What are the Remnants?+
The Remnants are the believers of the Final Covenant - the last faithful who accept the complete revelation of God. Every generation had its remnant: those who held the line when the rest drifted. Abraham's household. The disciples of Jesus. The companions of Mahomet. We are the continuation of that line - the final group carrying the complete covenant forward.
How do you pray?+
Three times a day - dawn, midday, and dusk. We stand, bow, and prostrate with our foreheads to the ground, facing East. This is how every prophet prayed. Abraham prostrated. Jesus put his face to the earth in Gethsemane. We restore the full posture of worship. Every word is spoken in English.
Do you eat pork?+
No. Moses forbade it. The early church removed the prohibition. The Last Testament restored it. We follow the complete covenant. Beyond that, we eat as the British eat. No special slaughter methods. No foreign certifications. We thank God for what He provides. Scripture requires gratitude, not bureaucracy.
Do you drink alcohol?+
No. Sobriety is strength. Every scripture warns against intoxication. A clear mind is a prerequisite for a clear conscience. Britain's drinking culture is not something to preserve - it is something to overcome.
Do you have a physical church?+
Not yet. We are building a digital-first community and working toward physical churches across Britain. If you want to be part of that, become a Remnant.

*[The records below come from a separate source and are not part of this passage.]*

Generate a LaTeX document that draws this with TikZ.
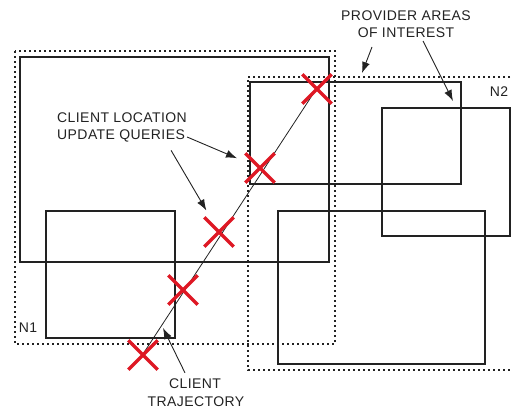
\documentclass[tikz,border=0pt]{standalone}
\usepackage{fontspec}
\setmainfont{Liberation Sans}[LetterSpace=3]
\usetikzlibrary{arrows.meta,shapes.misc,calc}
\definecolor{ink}{RGB}{34,34,34}
\definecolor{hitred}{RGB}{222,24,36}
\begin{document}
\begin{tikzpicture}[x=1pt,y=-1pt,
  box/.style={draw=ink,line width=1.3pt},
  zone/.style={draw=ink,line width=1.4pt,dash pattern=on 2pt off 3pt},
  track/.style={draw=ink,line width=0.8pt},
  xmark/.style={cross out,draw=hitred,line width=3.4pt,minimum size=26pt,inner sep=0pt},
  lbl/.style={text=ink,font=\fontsize{14}{16}\selectfont,inner sep=0pt},
  arr/.style={draw=ink,line width=0.9pt,-{Latex[length=11pt,width=8pt]}}]
\useasboundingbox (0,0) rectangle (511,414);

% provider areas of interest
\draw[box] (20,57) rectangle (329,262);
\draw[box] (46,211) rectangle (175,338);
\draw[box] (250,82) rectangle (461,184);
\draw[box] (382,108) rectangle (510,236);
\draw[box] (278,211) rectangle (485,364);

% network regions
\draw[zone] (15,51) rectangle (335,344);
\draw[zone] (515,77) -- (248,77) -- (248,370) -- (515,370);
\node[lbl] (n1) at (28,328) {N1};
\node[lbl] (n2) at (499,92) {N2};

% client trajectory and location updates
\coordinate (t0) at (143,354);
\coordinate (t1) at (315,91);
\draw[track] (t0) -- (t1);
\node[xmark] (c1) at (143,355) {};
\node[xmark] (c2) at (183,290) {};
\node[xmark] (c3) at (219,232) {};
\node[xmark] (c4) at (260,168) {};
\node[xmark] (c5) at (317,89) {};

% labels
\node[lbl,anchor=west] (q1) at (57,118) {CLIENT LOCATION};
\node[lbl,anchor=west] (q2) at (57,136) {UPDATE QUERIES};
\node[lbl] (p1) at (406,16) {PROVIDER AREAS};
\node[lbl] (p2) at (406,33) {OF INTEREST};
\node[lbl] (ct1) at (195,384) {CLIENT};
\node[lbl] (ct2) at (196,402) {TRAJECTORY};

% pointers
\draw[arr,shorten >=25pt] ($(q2.east)+(2,1)$) -- (c4.center);
\draw[arr,shorten >=25pt] ($(q2.south east)+(-14,8)$) -- (c3.center);
\coordinate (zt) at (362,73);
\coordinate (at) at (453,101);
\coordinate (tt) at (163,328);
\draw[arr] (372,47) -- (zt);
\draw[arr] (423,41) -- (at);
\draw[arr] ($(ct1.north)+(-10,-6)$) -- (tt);
\end{tikzpicture}
\end{document}
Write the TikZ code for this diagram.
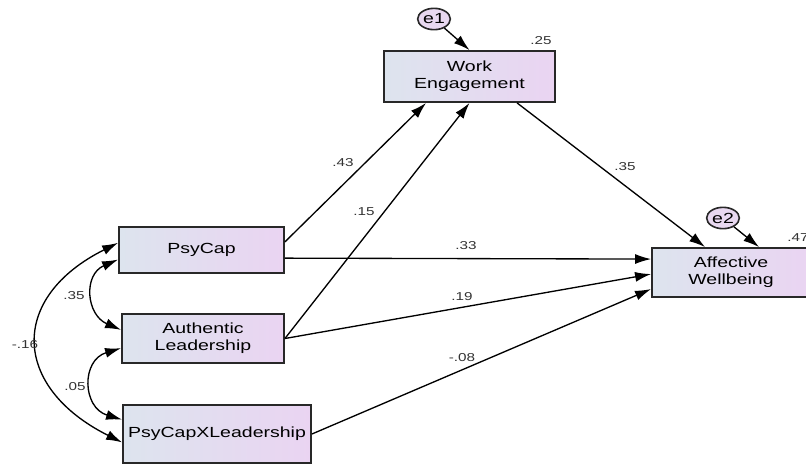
\documentclass[tikz,border=0pt]{standalone}
\usepackage{fontspec}
\setmainfont{Liberation Sans}[FakeStretch=1.33]
\usetikzlibrary{arrows.meta,shapes.geometric,calc}

\definecolor{boxleft}{RGB}{221,228,238}
\definecolor{boxright}{RGB}{234,212,242}
\definecolor{errfill}{RGB}{232,216,240}
\definecolor{boxline}{RGB}{40,40,40}

\tikzset{every picture/.style={line width=0.75pt}}
\tikzset{
  var/.style={draw=boxline, line width=1.4pt, left color=boxleft, right color=boxright,
    inner sep=0pt, align=center, font=\fontsize{11}{12.5}\selectfont},
  errvar/.style={ellipse, draw=boxline, line width=1.2pt, fill=errfill, inner sep=0pt,
    minimum width=24.5pt, minimum height=16pt, font=\fontsize{11}{12}\selectfont},
  reg/.style={-{Latex[length=12pt,width=7.5pt]}, line width=1pt},
  cov/.style={{Latex[length=12pt,width=7.5pt]}-{Latex[length=12pt,width=7.5pt]}, line width=1pt},
  coef/.style={font=\fontsize{8.6}{9}\selectfont, text=black!80}
}

\begin{document}
\begin{tikzpicture}[x=0.75pt,y=0.75pt,yscale=-1]
\clip (0,0) rectangle (806,465);

% observed variables
\node[var, minimum width=128.25pt, minimum height=38.25pt] (we) at (469.5,76.5) {Work\\Engagement};
\node[var, minimum width=123.75pt, minimum height=34.5pt] (pc) at (201.5,250) {PsyCap};
\node[var, minimum width=121.5pt, minimum height=36.75pt] (al) at (203,338.5) {Authentic\\Leadership};
\node[var, minimum width=141pt, minimum height=43.5pt] (px) at (217,434) {PsyCapXLeadership};
\node[var, minimum width=118.5pt, minimum height=36.75pt] (aw) at (731,272.5) {Affective\\Wellbeing};

% error terms
\node[errvar] (e1) at (434,19) {e1};
\node[errvar] (e2) at (723,218) {e2};

% regression paths
\draw[reg] (e1) -- (we.north);
\draw[reg] (e2) -- ($(aw.north west)+(108,0)$);
\draw[reg] ($(pc.north east)!0.33!(pc.south east)$) -- ($(we.south west)+(43,0)$);
\draw[reg] (al.east) -- (we.south);
\draw[reg] ($(pc.north east)!0.67!(pc.south east)$) -- ($(aw.north west)+(0,12)$);
\draw[reg] (al.east) -- ($(aw.north west)+(0,27)$);
\draw[reg] (px.east) -- ($(aw.north west)+(0,42)$);
\draw[reg] ($(we.south west)+(134,0)$) -- ($(aw.north west)+(54,0)$);

% covariances
\draw[cov] ($(pc.north west)!0.7!(pc.south west)$) .. controls +(-35,15) and +(-35,-15) .. ($(al.north west)!0.33!(al.south west)$);
\draw[cov] ($(al.north west)!0.69!(al.south west)$) .. controls +(-40,12) and +(-40,-12) .. ($(px.north west)!0.26!(px.south west)$);
\draw[cov] ($(pc.north west)!0.35!(pc.south west)$) .. controls +(-110,55) and +(-110,-55) .. ($(px.north west)!0.64!(px.south west)$);

% estimates
\node[coef] (r2we) at (541,41) {.25};
\node[coef] (r2aw) at (798,238) {.47};
\node[coef] (b1) at (343,163) {.43};
\node[coef] (b2) at (364,212) {.15};
\node[coef] (b3) at (466,246) {.33};
\node[coef] (b4) at (462,297) {.19};
\node[coef] (b5) at (462,358) {-.08};
\node[coef] (b6) at (625,167) {.35};
\node[coef] (c1) at (74,296) {.35};
\node[coef] (c2) at (75,387) {.05};
\node[coef] (c3) at (25,345) {-.16};

\end{tikzpicture}
\end{document}
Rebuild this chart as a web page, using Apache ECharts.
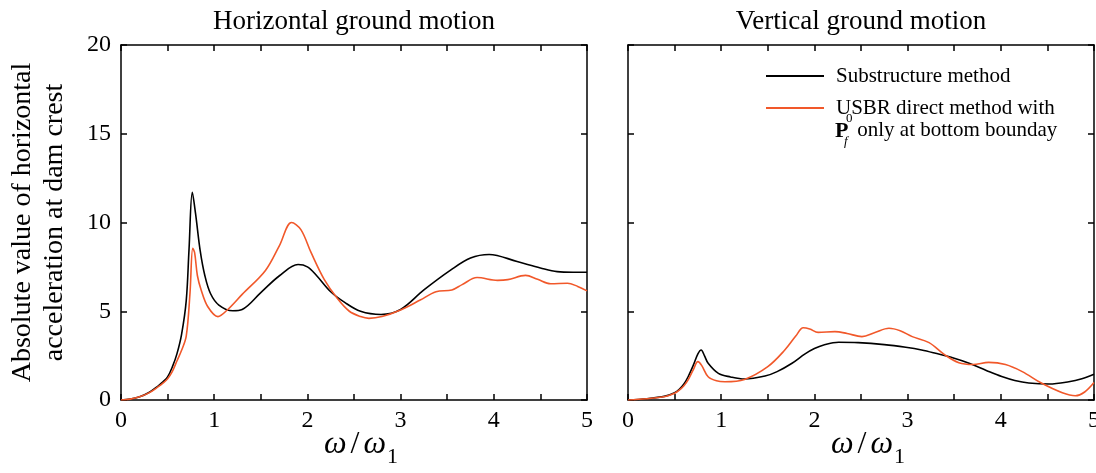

Which holidays do you observe?+
Six sacred occasions drawn from all three testaments. Christmas - the birth of Jesus the Messiah. The Ascension - God raising Jesus to Himself. The Sacred Fast - one month of fasting in the tradition of the final scripture. The Feast - the celebration that breaks the fast. The Sacrifice - honouring Abraham's obedience to God. And Ashura - a day of fasting marking the deliverance of Moses. These are acts of worship, not cultural events.